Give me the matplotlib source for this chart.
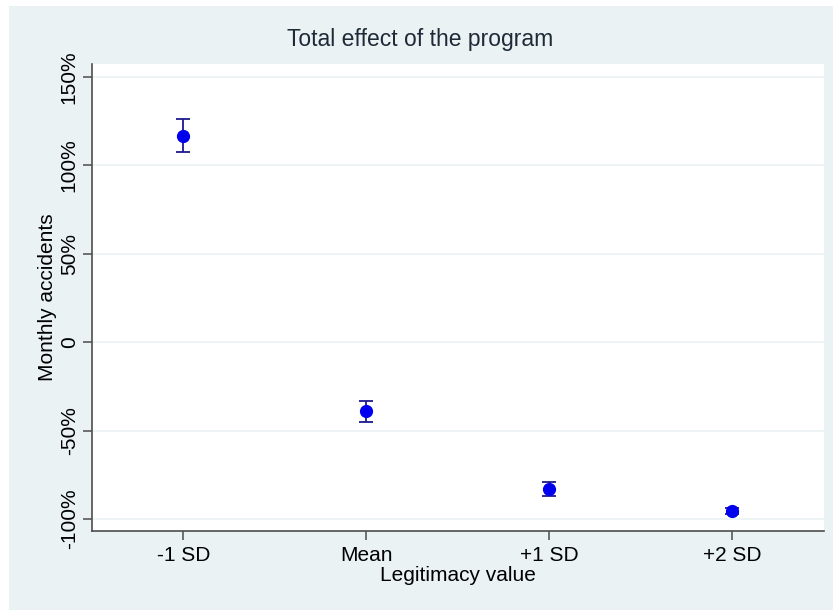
import matplotlib
matplotlib.use("Agg")
import matplotlib.pyplot as plt
from matplotlib.patches import Rectangle

# values (percent change in monthly accidents)
LEVELS = ["-1 SD", "Mean", "+1 SD", "+2 SD"]
EFFECT = [116.5, -39.0, -83.0, -95.5]
CI_LO = [107.5, -45.0, -86.8, -97.0]
CI_HI = [126.0, -33.0, -79.0, -94.0]
Y_TICKS = [-100, -50, 0, 50, 100, 150]
Y_TICKLABELS = ["-100%", "-50%", "0", "50%", "100%", "150%"]

BG = "#eaf2f3"
AXIS = "#4d4d4d"
TEXT = "#1e2a38"

plt.rcParams["font.family"] = ["Liberation Sans", "DejaVu Sans"]

fig = plt.figure(figsize=(8.33, 6.11), dpi=100)
fig.patch.set_facecolor("white")
fig.patches.append(Rectangle((0.0108, 0.0016), 0.9892, 0.9886, transform=fig.transFigure,
                             facecolor=BG, edgecolor="none", zorder=-10))

ax = fig.add_axes([0.1104, 0.1309, 0.8788, 0.7644])
ax.set_facecolor("white")

xs = list(range(1, len(LEVELS) + 1))
yerr = [[e - lo for e, lo in zip(EFFECT, CI_LO)], [hi - e for e, hi in zip(EFFECT, CI_HI)]]
ax.errorbar(xs, EFFECT, yerr=yerr, fmt="none", ecolor="#1a1a8c", elinewidth=1.3,
            capsize=5, capthick=1.3, zorder=3)
ax.plot(xs, EFFECT, "o", color="#0000ee", markersize=8.5, zorder=4)

ax.set_xlim(0.5, 4.5)
ax.set_ylim(-106.8, 157.4)
ax.set_xticks(xs, LEVELS)
ax.set_yticks(Y_TICKS, Y_TICKLABELS)
for lbl in ax.get_yticklabels():
    lbl.set_rotation(90)
    lbl.set_va("center")

ax.grid(axis="y", color=BG, linewidth=1.2, zorder=1)
ax.set_axisbelow(True)
for side in ("top", "right"):
    ax.spines[side].set_visible(False)
for side in ("left", "bottom"):
    ax.spines[side].set_color(AXIS)
    ax.spines[side].set_linewidth(1.2)
ax.tick_params(axis="both", colors=AXIS, labelcolor="black", length=6.5, width=1.1,
               labelsize=15)
ax.tick_params(axis="x", pad=4)
ax.tick_params(axis="y", pad=3)

ax.set_xlabel("Legitimacy value", fontsize=15, color="black", labelpad=1)
ax.set_ylabel("Monthly accidents", fontsize=15, color="black", labelpad=2)
fig.text(0.5045, 0.936, "Total effect of the program", fontsize=16.5, color=TEXT,
         ha="center", va="center")

fig.savefig("out.png", dpi=100, facecolor=fig.get_facecolor())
========================================
• _YOUR OBJECTIVE_
Your answer should be a single number: how many lines in the data above include "matplotlib"?

• _FULL OUTPUT_
5